Severe liver injury, including some cases of hepatic failure requiring liver transplantation, has been reported rarely in patients taking Rebif. The potential for liver injury should be considered when used in combination with other products associated with liver injury. Monitor liver function tests and patients for signs and symptoms of hepatic injury. Consider discontinuing Rebif if hepatic injury occurs.
Anaphylaxis and other allergic reactions (some severe) have been reported as a rare complication of Rebif. Discontinue Rebif if anaphylaxis occurs.

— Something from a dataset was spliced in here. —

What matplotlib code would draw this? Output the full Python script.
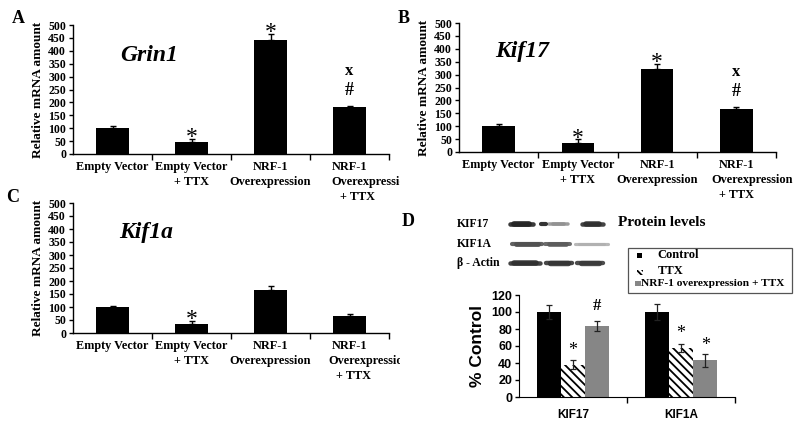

In controlled clinical trials, injection site reactions occurred more frequently in Rebif-treated patients than in placebo-treated and Avonex-treated patients. Injection site reactions including injection site pain, erythema, edema, cellulitis, abscess, and necrosis have been reported in the postmarketing setting. Do not administer Rebif into affected area until fully healed; if multiple lesions occur, discontinue Rebif until skin lesions are healed.
Decreased peripheral blood counts in all cell lines, including pancytopenia, have been reported in Rebif-treated patients. In controlled clinical trials, leukopenia occurred at a higher frequency in Rebif-treated patients than in placebo and Avonex-treated patients. Thrombocytopenia and anemia occurred more frequently in 44 mcg Rebif-treated patients than in placebo-treated patients. Patients should be monitored for symptoms or signs of decreased blood counts. Monitoring of complete blood and differential white blood cell counts is also recommended.
Cases of thrombotic microangiopathy (TMA), some fatal, have been reported with interferon beta products, including Rebif, up to several weeks or years after starting therapy. Discontinue Rebif if clinical symptoms and laboratory findings consistent with TMA occur, and manage as clinically indicated.
Caution should be exercised when administering Rebif to patients with pre-existing seizure disorders. Seizures have been temporally associated with the use of beta interferons, including Rebif, in clinical trials and in postmarketing reports.
The most common side effects with Rebif are injection-site disorders, headaches, influenza-like symptoms, abdominal pain, depression, elevated liver enzymes, and hematologic abnormalities.
There are no adequate and well-controlled studies in pregnant women. Rebif should be used during pregnancy only if the potential benefit justifies the potential risk to the fetus.